▶ [PROBLEM TO SOLVE] Pull every line of the entries that has the word "this".

▶ [RAW DATA]
----

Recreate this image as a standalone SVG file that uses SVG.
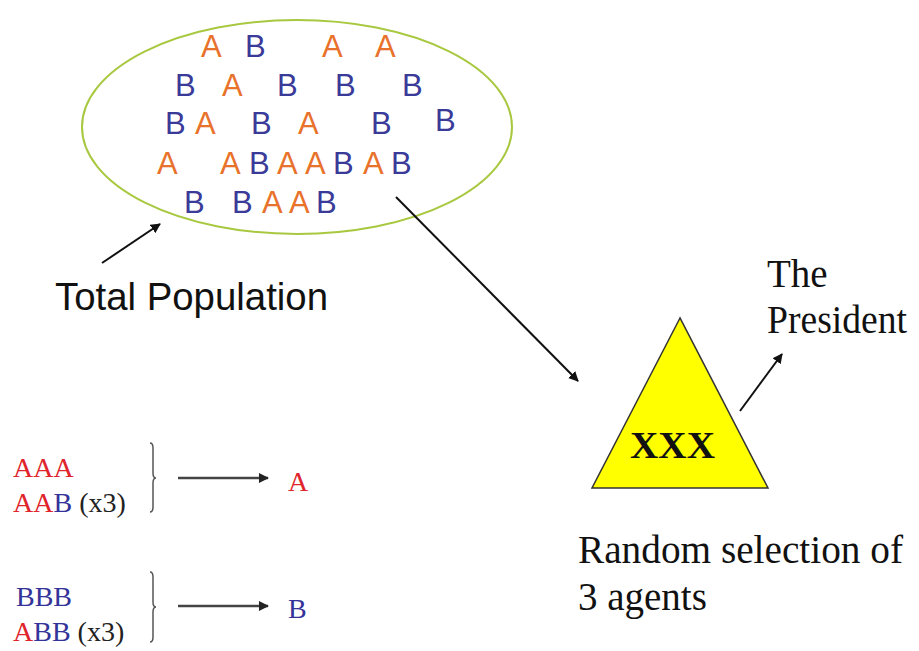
<svg xmlns="http://www.w3.org/2000/svg" width="919" height="651" viewBox="0 0 919 651">
<style>
.a{font-family:"Liberation Sans",Arial,sans-serif;font-size:31px;fill:#E8722C}
.b{font-family:"Liberation Sans",Arial,sans-serif;font-size:31px;fill:#3A3A98}
.lbl{font-family:"Liberation Sans",Arial,sans-serif;font-size:38px;fill:#111}
.ser{font-family:"Liberation Serif","Times New Roman",serif;font-size:39px;fill:#111}
.sm{font-family:"Liberation Serif","Times New Roman",serif;font-size:28px}
.r{fill:#E0242C}
.bl{fill:#333399}
.k{fill:#222}
.ln{stroke:#111;stroke-width:2;fill:none}
.gl{stroke:#444;stroke-width:2.5;fill:none}
</style>
<defs>
<marker id="ah" viewBox="0 0 10 10" refX="9" refY="5" markerWidth="10" markerHeight="10" markerUnits="userSpaceOnUse" orient="auto">
<path d="M0,0 L10,5 L0,10 z" fill="#111"/>
</marker>
<marker id="ah2" viewBox="0 0 10 10" refX="9" refY="5" markerWidth="11" markerHeight="10" markerUnits="userSpaceOnUse" orient="auto">
<path d="M0,0 L10,5 L0,10 z" fill="#222"/>
</marker>
</defs>
<rect width="919" height="651" fill="#fff"/>

<g id="population">
<ellipse cx="297" cy="127" rx="215" ry="107" fill="none" stroke="#A8C840" stroke-width="2"/>
<text class="a" x="201" y="57">A</text>
<text class="b" x="245" y="57">B</text>
<text class="a" x="322" y="57">A</text>
<text class="a" x="375" y="57">A</text>
<text class="b" x="175" y="96">B</text>
<text class="a" x="222" y="96">A</text>
<text class="b" x="277" y="96">B</text>
<text class="b" x="335" y="96">B</text>
<text class="b" x="402" y="96">B</text>
<text class="b" x="165" y="134">B</text>
<text class="a" x="195" y="134">A</text>
<text class="b" x="251" y="134">B</text>
<text class="a" x="298" y="134">A</text>
<text class="b" x="371" y="134">B</text>
<text class="b" x="435" y="131">B</text>
<text class="a" x="157" y="174">A</text>
<text class="a" x="220" y="174">A</text>
<text class="b" x="249" y="174">B</text>
<text class="a" x="277" y="174">A</text>
<text class="a" x="305" y="174">A</text>
<text class="b" x="333" y="174">B</text>
<text class="a" x="363" y="174">A</text>
<text class="b" x="391" y="174">B</text>
<text class="b" x="184" y="213">B</text>
<text class="b" x="232" y="213">B</text>
<text class="a" x="262" y="213">A</text>
<text class="a" x="289" y="213">A</text>
<text class="b" x="316" y="213">B</text>
</g>

<g id="total-label">
<text class="lbl" x="55" y="310" textLength="273" lengthAdjust="spacingAndGlyphs">Total Population</text>
</g>

<g id="triangle">
<polygon points="680,318 592,488 768,488" fill="#FFFF00" stroke="#333" stroke-width="1.5"/>
<text x="630" y="458" font-family="'Liberation Serif','Times New Roman',serif" font-size="37" font-weight="bold" fill="#111" textLength="85" lengthAdjust="spacingAndGlyphs">XXX</text>
</g>

<g id="president-label">
<text class="ser" x="767" y="287">The</text>
<text class="ser" x="767" y="333" textLength="140" lengthAdjust="spacingAndGlyphs">President</text>
</g>

<g id="random-label">
<text class="ser" x="578" y="563" textLength="325" lengthAdjust="spacingAndGlyphs">Random selection of</text>
<text class="ser" x="578" y="610">3 agents</text>
</g>

<g id="rule-a">
<text class="sm r" x="13" y="477">AAA</text>
<text class="sm" x="13" y="512"><tspan class="r">AA</tspan><tspan class="bl">B</tspan><tspan class="k"> (x3)</tspan></text>
<path d="M150,443 Q153,443 153,448 L153,473 Q153,478 156,478 Q153,478 153,483 L153,507 Q153,512 150,512" stroke="#555" stroke-width="1.5" fill="none"/>
<text class="sm r" x="288" y="491">A</text>
</g>

<g id="rule-b">
<text class="sm bl" x="16" y="606">BBB</text>
<text class="sm" x="13" y="641"><tspan class="r">A</tspan><tspan class="bl">BB</tspan><tspan class="k"> (x3)</tspan></text>
<path d="M150,572 Q153,572 153,577 L153,602 Q153,607 156,607 Q153,607 153,612 L153,637 Q153,642 150,642" stroke="#555" stroke-width="1.5" fill="none"/>
<text class="sm bl" x="288" y="618">B</text>
</g>

<g id="connectors">
<line class="ln" x1="102" y1="263" x2="160" y2="224" marker-end="url(#ah)"/>
<line class="ln" x1="396" y1="197" x2="578" y2="381" stroke-width="1.5" marker-end="url(#ah)"/>
<line class="ln" x1="740" y1="411" x2="782" y2="354" stroke-width="1.5" marker-end="url(#ah)"/>
<line class="gl" x1="178" y1="478" x2="268" y2="478" marker-end="url(#ah2)"/>
<line class="gl" x1="178" y1="606" x2="268" y2="606" marker-end="url(#ah2)"/>
</g>
</svg>
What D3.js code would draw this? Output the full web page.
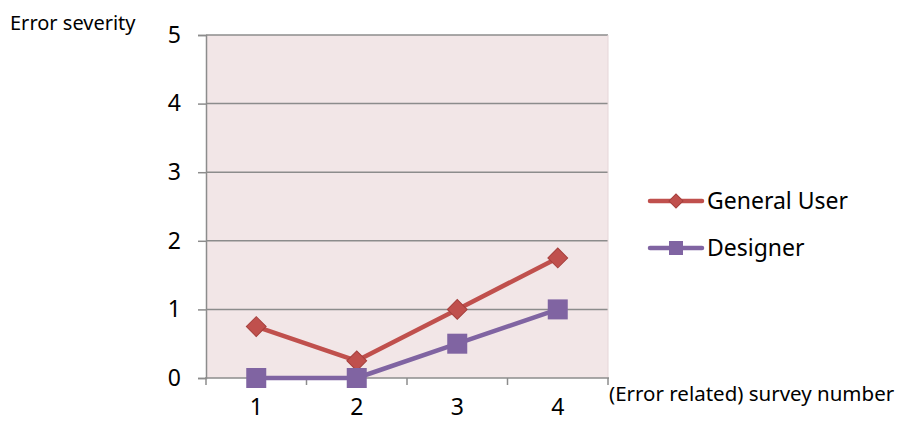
<!DOCTYPE html>
<html><head><meta charset="utf-8">
<script src="https://cdn.jsdelivr.net/npm/d3@7"></script>
<style>body{margin:0;background:#fff}svg{display:block;font-family:"Noto Sans","Open Sans",sans-serif}</style>
</head><body><svg id="c" width="900" height="423"></svg>
<script>
const categories = ["1","2","3","4"];
const generalUser = [0.75, 0.25, 1, 1.75];
const designer = [0, 0, 0.5, 1];
const yTicks = [0,1,2,3,4,5];
const seriesNames = ["General User","Designer"];

const svg = d3.select("#c");
const L=206, R=608, T=35, B=378;
const x = d3.scaleBand().domain(categories).range([L,R]);
const y = d3.scaleLinear().domain([0,5]).range([B,T]);

svg.append("rect").attr("x",L).attr("y",T).attr("width",R-L).attr("height",B-T).attr("fill","#f2e6e7");
const gridG = svg.append("g");
yTicks.filter(d=>d>0).forEach(t=>{
  gridG.append("line").attr("x1",L).attr("x2",R).attr("y1",y(t)).attr("y2",y(t)).attr("stroke","#8c8c8c").attr("stroke-width",1.5);
});
svg.append("line").attr("x1",R).attr("x2",R).attr("y1",T).attr("y2",B).attr("stroke","#e6d6d8").attr("stroke-width",1);

const yAxis = d3.axisLeft(y).tickValues(yTicks).tickSize(8).tickPadding(17).tickFormat(d3.format("d"));
const yg = svg.append("g").attr("transform",`translate(${L},0)`).call(yAxis);
yg.select(".domain").attr("stroke","#8c8c8c").attr("stroke-width",1.5);
yg.selectAll(".tick line").attr("stroke","#8c8c8c").attr("stroke-width",1.5);
yg.selectAll("text").attr("font-size",23).attr("fill","#000").attr("font-family","Noto Sans");

const xg = svg.append("g").attr("transform",`translate(0,${B})`).call(d3.axisBottom(x).tickSize(0).tickPadding(21));
xg.select(".domain").remove();
xg.selectAll("text").attr("font-size",23).attr("fill","#000").attr("font-family","Noto Sans");
svg.append("line").attr("x1",L-1).attr("x2",R+1).attr("y1",B).attr("y2",B).attr("stroke","#8c8c8c").attr("stroke-width",1.5);
const bounds = categories.map(c=>x(c)).concat([R]);
bounds.forEach(b=>svg.append("line").attr("x1",b).attr("x2",b).attr("y1",B).attr("y2",B+7).attr("stroke","#8c8c8c").attr("stroke-width",1.5));

const cx = d=>x(d)+x.bandwidth()/2;
const line = d3.line().x((d,i)=>cx(categories[i])).y(d=>y(d));
const colors = ["#c0504d","#8064a2"];
const data = [generalUser, designer];

function drawMarker(g, k, px, py){
  if(k===0){
    g.append("rect").attr("x",-7).attr("y",-7).attr("width",14).attr("height",14)
      .attr("transform",`translate(${px},${py}) rotate(45)`).attr("fill",colors[0]).attr("stroke","#a63f3c").attr("stroke-width",1);
  } else {
    g.append("rect").attr("x",px-10).attr("y",py-10).attr("width",20).attr("height",20).attr("fill",colors[1]);
  }
}

data.forEach((vals,k)=>{
  svg.append("path").attr("d",line(vals)).attr("fill","none").attr("stroke",colors[k]).attr("stroke-width",4.5).attr("stroke-linejoin","round");
});
data.forEach((vals,k)=>{
  const g = svg.append("g");
  vals.forEach((v,i)=>drawMarker(g,k,cx(categories[i]),y(v)));
});

// legend
const legY=[201,248];
seriesNames.forEach((n,k)=>{
  const g = svg.append("g");
  g.append("line").attr("x1",650).attr("x2",702).attr("y1",legY[k]).attr("y2",legY[k]).attr("stroke",colors[k]).attr("stroke-width",4.5).attr("stroke-linecap","round");
  if(k===0){
    g.append("rect").attr("x",-5).attr("y",-5).attr("width",10).attr("height",10).attr("transform",`translate(676,${legY[k]}) rotate(45)`).attr("fill",colors[0]).attr("stroke","#a63f3c");
  } else {
    g.append("rect").attr("x",669).attr("y",legY[k]-7).attr("width",14).attr("height",14).attr("fill",colors[1]);
  }
  g.append("text").attr("x",707).attr("y",legY[k]+8).attr("font-size",23).text(n);
});

svg.append("text").attr("x",10).attr("y",30).attr("font-size",20).text("Error severity");
svg.append("text").attr("x",609).attr("y",401).attr("font-size",20.5).text("(Error related) survey number");
</script></body></html>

----

▶ [TASK SOLUTION]
Recreate this image as a standalone SVG file that uses SVG.
What D3.js code would draw this? Output the full web page.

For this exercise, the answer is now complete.